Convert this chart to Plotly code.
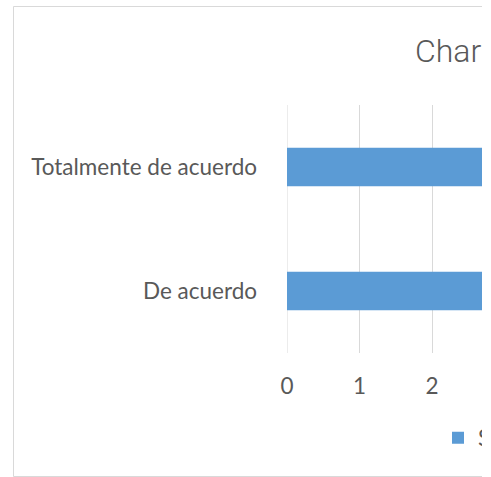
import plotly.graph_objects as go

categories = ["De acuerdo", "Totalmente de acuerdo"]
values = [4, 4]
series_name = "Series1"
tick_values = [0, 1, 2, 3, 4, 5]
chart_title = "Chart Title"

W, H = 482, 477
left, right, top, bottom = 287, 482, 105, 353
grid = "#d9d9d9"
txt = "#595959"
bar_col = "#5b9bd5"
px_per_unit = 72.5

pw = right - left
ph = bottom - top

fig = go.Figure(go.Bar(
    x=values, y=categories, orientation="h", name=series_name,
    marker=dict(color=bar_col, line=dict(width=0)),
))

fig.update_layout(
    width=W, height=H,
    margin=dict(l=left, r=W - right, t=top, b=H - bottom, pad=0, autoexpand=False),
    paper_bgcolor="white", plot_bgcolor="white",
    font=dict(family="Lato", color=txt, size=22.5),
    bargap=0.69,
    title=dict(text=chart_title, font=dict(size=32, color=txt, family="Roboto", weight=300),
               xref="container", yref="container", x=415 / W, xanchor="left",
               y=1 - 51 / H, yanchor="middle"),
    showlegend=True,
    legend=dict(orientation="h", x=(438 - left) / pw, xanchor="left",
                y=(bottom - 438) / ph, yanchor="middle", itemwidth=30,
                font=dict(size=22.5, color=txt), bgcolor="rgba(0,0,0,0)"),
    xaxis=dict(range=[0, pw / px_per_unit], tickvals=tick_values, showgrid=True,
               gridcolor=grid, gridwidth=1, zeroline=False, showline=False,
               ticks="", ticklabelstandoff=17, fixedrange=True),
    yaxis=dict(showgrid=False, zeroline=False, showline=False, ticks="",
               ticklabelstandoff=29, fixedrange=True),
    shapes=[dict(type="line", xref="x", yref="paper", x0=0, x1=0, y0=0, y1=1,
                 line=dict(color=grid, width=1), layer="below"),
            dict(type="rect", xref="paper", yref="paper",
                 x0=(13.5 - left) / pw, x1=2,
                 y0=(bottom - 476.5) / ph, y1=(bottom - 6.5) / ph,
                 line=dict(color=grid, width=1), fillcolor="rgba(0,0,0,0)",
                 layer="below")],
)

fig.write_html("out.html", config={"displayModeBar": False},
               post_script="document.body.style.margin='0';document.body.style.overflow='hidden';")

What you will do
Transcribe all the data word for word; the images stay out.

Solution
Convert this chart to Plotly code.
import plotly.graph_objects as go

categories = ["De acuerdo", "Totalmente de acuerdo"]
values = [4, 4]
series_name = "Series1"
tick_values = [0, 1, 2, 3, 4, 5]
chart_title = "Chart Title"

W, H = 482, 477
left, right, top, bottom = 287, 482, 105, 353
grid = "#d9d9d9"
txt = "#595959"
bar_col = "#5b9bd5"
px_per_unit = 72.5

pw = right - left
ph = bottom - top

fig = go.Figure(go.Bar(
    x=values, y=categories, orientation="h", name=series_name,
    marker=dict(color=bar_col, line=dict(width=0)),
))

fig.update_layout(
    width=W, height=H,
    margin=dict(l=left, r=W - right, t=top, b=H - bottom, pad=0, autoexpand=False),
    paper_bgcolor="white", plot_bgcolor="white",
    font=dict(family="Lato", color=txt, size=22.5),
    bargap=0.69,
    title=dict(text=chart_title, font=dict(size=32, color=txt, family="Roboto", weight=300),
               xref="container", yref="container", x=415 / W, xanchor="left",
               y=1 - 51 / H, yanchor="middle"),
    showlegend=True,
    legend=dict(orientation="h", x=(438 - left) / pw, xanchor="left",
                y=(bottom - 438) / ph, yanchor="middle", itemwidth=30,
                font=dict(size=22.5, color=txt), bgcolor="rgba(0,0,0,0)"),
    xaxis=dict(range=[0, pw / px_per_unit], tickvals=tick_values, showgrid=True,
               gridcolor=grid, gridwidth=1, zeroline=False, showline=False,
               ticks="", ticklabelstandoff=17, fixedrange=True),
    yaxis=dict(showgrid=False, zeroline=False, showline=False, ticks="",
               ticklabelstandoff=29, fixedrange=True),
    shapes=[dict(type="line", xref="x", yref="paper", x0=0, x1=0, y0=0, y1=1,
                 line=dict(color=grid, width=1), layer="below"),
            dict(type="rect", xref="paper", yref="paper",
                 x0=(13.5 - left) / pw, x1=2,
                 y0=(bottom - 476.5) / ph, y1=(bottom - 6.5) / ph,
                 line=dict(color=grid, width=1), fillcolor="rgba(0,0,0,0)",
                 layer="below")],
)

fig.write_html("out.html", config={"displayModeBar": False},
               post_script="document.body.style.margin='0';document.body.style.overflow='hidden';")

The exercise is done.